En République Centrafricaine, particulièrement dans la préfecture de la Nana-Grébizi, les enfants non scolarisés deviennent des cibles faciles pour des groupes armés qui les utilisent souvent comme messagers, guetteurs, porteurs ou informateurs. Dans un contexte où les écoles ont été détruites ou fermées à cause de l’insécurité, les enfants passent leurs journées dans les rues ou dans les champs, ce qui augmente considérablement leur exposition aux combattants. Ces enfants, privés d’éducation et de protection, sont perçus par les groupes armés comme des ressources faciles à exploiter : ils se déplacent rapidement, suscitent peu de méfiance et sont plus vulnérables à la coercition.

Au Cameroun, dans l’Extrême-Nord, Boko Haram exploite de manière stratégique le manque d’accès à l’école pour recruter des enfants issus des communautés rurales appauvries. La fermeture des établissements scolaires à la suite d’attaques, l’insécurité sur les routes et la destruction des infrastructures éducatives ont laissé des centaines de villages sans aucun système éducatif fonctionnel.

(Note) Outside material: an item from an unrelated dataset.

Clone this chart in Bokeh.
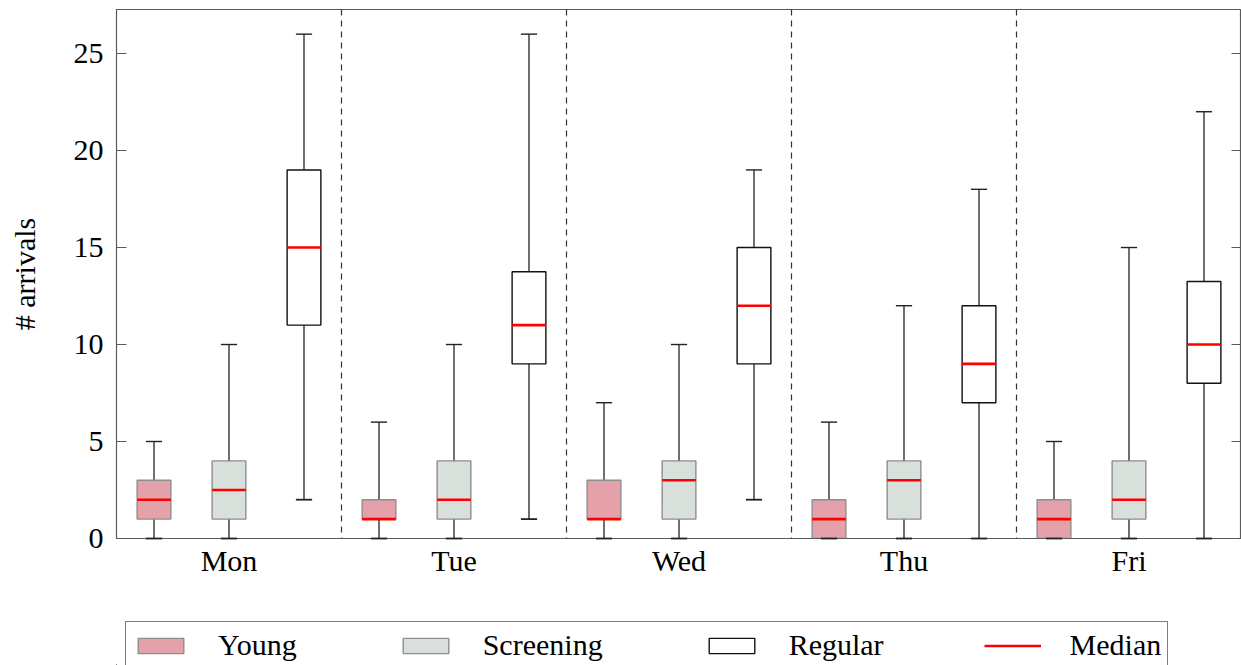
from bokeh.plotting import figure
from bokeh.layouts import column
from bokeh.models import (ColumnDataSource, Span, Legend, LegendItem, LinearAxis,
                          FixedTicker, CustomJSTickFormatter)
from bokeh.embed import file_html
from bokeh.resources import INLINE

# ---------------- data ----------------
days = ["Mon", "Tue", "Wed", "Thu", "Fri"]

young_min = [0, 0, 0, 0, 0]
young_q1 = [1, 1, 1, 0, 0]
young_med = [2, 1, 1, 1, 1]
young_q3 = [3, 2, 3, 2, 2]
young_max = [5, 6, 7, 6, 5]

screen_min = [0, 0, 0, 0, 0]
screen_q1 = [1, 1, 1, 1, 1]
screen_med = [2.5, 2, 3, 3, 2]
screen_q3 = [4, 4, 4, 4, 4]
screen_max = [10, 10, 10, 12, 15]

regular_min = [2, 1, 2, 0, 0]
regular_q1 = [11, 9, 9, 7, 8]
regular_med = [15, 11, 12, 9, 10]
regular_q3 = [19, 13.75, 15, 12, 13.25]
regular_max = [26, 26, 19, 18, 22]

y_ticks = [0, 5, 10, 15, 20, 25]
legend_labels = ["Young", "Screening", "Regular", "Median"]

# ---------------- styling ----------------
FONT = "Liberation Serif"
FS = "30px"
AX = "#5a5a5a"
BOX_W = 0.15
CAP_W = 0.072
YOUNG_FILL, SCREEN_FILL, REG_FILL = "#e5a1aa", "#d9dfdb", "white"
LIGHT_EDGE, DARK_EDGE = "#8e8e8e", "#111111"
MED_COLOR = "#ff0000"

p = figure(width=1241, height=580, x_range=(0, 5), y_range=(0, 27.27),
           output_backend="svg", toolbar_location=None,
           min_border_left=116, min_border_top=9, min_border_right=0,
           min_border_bottom=42, x_axis_type=None, y_axis_type=None)
p.grid.visible = False
p.outline_line_color = AX
p.outline_line_width = 1.2
p.background_fill_color = "white"
p.border_fill_color = "white"

# left axis
yl = LinearAxis(ticker=FixedTicker(ticks=y_ticks), axis_label="# arrivals")
yl.major_tick_in = 10
yl.major_tick_out = 0
yl.minor_tick_line_color = None
yl.axis_line_color = AX
yl.major_tick_line_color = AX
yl.major_label_text_font = FONT
yl.major_label_text_font_size = FS
yl.major_label_text_color = "black"
yl.major_label_standoff = 13
yl.axis_label_text_font = FONT
yl.axis_label_text_font_size = FS
yl.axis_label_text_font_style = "normal"
yl.axis_label_text_color = "black"
yl.axis_label_standoff = 30
p.add_layout(yl, "left")

# right axis (ticks only)
yr = LinearAxis(ticker=FixedTicker(ticks=y_ticks),
                formatter=CustomJSTickFormatter(code="return ''"))
yr.major_tick_in = 10
yr.major_tick_out = 0
yr.minor_tick_line_color = None
yr.axis_line_color = AX
yr.major_tick_line_color = AX
yr.major_label_standoff = 0
yr.major_label_text_font_size = "1px"
p.add_layout(yr, "right")

# bottom axis with day labels
centers = [i + 0.5 for i in range(len(days))]
xb = LinearAxis(ticker=FixedTicker(ticks=centers),
                major_label_overrides={c: d for c, d in zip(centers, days)})
xb.major_tick_in = 0
xb.major_tick_out = 0
xb.minor_tick_line_color = None
xb.axis_line_color = AX
xb.major_label_text_font = FONT
xb.major_label_text_font_size = FS
xb.major_label_text_color = "black"
xb.major_label_standoff = 5
p.add_layout(xb, "below")

# separators
for i in range(1, len(days)):
    p.add_layout(Span(location=i, dimension="height", line_color="#333333",
                      line_width=1.2, line_dash="6 5"))

series = [
    ("Young", 1 / 6, young_min, young_q1, young_med, young_q3, young_max, YOUNG_FILL, LIGHT_EDGE),
    ("Screening", 0.5, screen_min, screen_q1, screen_med, screen_q3, screen_max, SCREEN_FILL, LIGHT_EDGE),
    ("Regular", 5 / 6, regular_min, regular_q1, regular_med, regular_q3, regular_max, REG_FILL, DARK_EDGE),
]

sources = {}
for name, off, mn, q1, md, q3, mx, fill, line in series:
    x = [i + off for i in range(len(days))]
    src = ColumnDataSource(dict(
        x=x, mn=mn, q1=q1, md=md, q3=q3, mx=mx,
        x0=[v - BOX_W / 2 for v in x], x1=[v + BOX_W / 2 for v in x],
        c0=[v - CAP_W / 2 for v in x], c1=[v + CAP_W / 2 for v in x]))
    sources[name] = src
    # whiskers
    p.segment(x0="x", y0="q3", x1="x", y1="mx", source=src, line_color="#222222", line_width=1.3)
    p.segment(x0="x", y0="mn", x1="x", y1="q1", source=src, line_color="#222222", line_width=1.3)
    # box
    p.vbar(x="x", width=BOX_W, bottom="q1", top="q3", source=src,
           fill_color=fill, line_color=line, line_width=1.4)
    # caps
    p.segment(x0="c0", y0="mx", x1="c1", y1="mx", source=src, line_color="#222222",
              line_width=1.4, level="annotation")
    p.segment(x0="c0", y0="mn", x1="c1", y1="mn", source=src, line_color="#222222",
              line_width=1.8, level="annotation")
    # median
    p.segment(x0="x0", y0="md", x1="x1", y1="md", source=src, line_color=MED_COLOR,
              line_width=2.6, level="annotation")

# ---------------- legend strip below ----------------
# same data sources, but the strip's ranges lie far away from the data, so only the legend shows
p2 = figure(width=1241, height=85, x_range=(1000, 1001), y_range=(1000, 1001),
            output_backend="svg", toolbar_location=None,
            min_border_left=116, min_border_top=39, min_border_right=0,
            min_border_bottom=0, x_axis_type=None, y_axis_type=None)
p2.grid.visible = False
p2.outline_line_color = None
p2.background_fill_color = "white"
p2.border_fill_color = "white"

ly = p2.vbar(x="x", top="q3", bottom="q1", width=BOX_W, source=sources["Young"],
             fill_color=YOUNG_FILL, line_color=LIGHT_EDGE, line_width=1.4)
ls = p2.vbar(x="x", top="q3", bottom="q1", width=BOX_W, source=sources["Screening"],
             fill_color=SCREEN_FILL, line_color=LIGHT_EDGE, line_width=1.4)
lr = p2.vbar(x="x", top="q3", bottom="q1", width=BOX_W, source=sources["Regular"],
             fill_color=REG_FILL, line_color=DARK_EDGE, line_width=1.4)
lm = p2.segment(x0="x0", y0="md", x1="x1", y1="md", source=sources["Young"],
                line_color=MED_COLOR, line_width=2.6)

legend = Legend(items=[LegendItem(label=lab, renderers=[r])
                       for lab, r in zip(legend_labels, [ly, ls, lr, lm])],
                orientation="horizontal", location=(9, -4), margin=0)
legend.label_text_font = FONT
legend.label_text_font_size = FS
legend.label_text_color = "black"
legend.glyph_width = 57
legend.glyph_height = 19
legend.label_standoff = 29
legend.spacing = 100
legend.padding = 6
legend.border_line_color = "black"
legend.border_line_width = 1.2
legend.background_fill_color = "white"
legend.background_fill_alpha = 1.0
p2.add_layout(legend, "center")

open("out.html", "w").write(file_html(column(p, p2, spacing=0), INLINE))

Les garçons de 10 à 15 ans sont particulièrement ciblés : ils sont enrôlés comme combattants, espions ou transporteurs, souvent sous la pression de menaces directes contre leur famille. Dans certains cas, les parents eux-mêmes, découragés par la pauvreté et le manque d’alternatives, cèdent à la menace ou à la manipulation.

Dans les trois pays, un même mécanisme se répète : plus l’éducation s’effondre, plus le recrutement d’enfants augmente. L’école joue donc un rôle fondamental non seulement pour l’apprentissage, mais aussi comme bouclier protecteur contre les violences, l’exploitation et la militarisation. Réhabiliter les infrastructures, maintenir les enfants en classe, renforcer les programmes d’éducation en situation d’urgence et offrir un environnement scolaire sûr sont des leviers essentiels pour empêcher les enfants d’être entraînés dans les groupes armés et pour briser le cycle de la violence.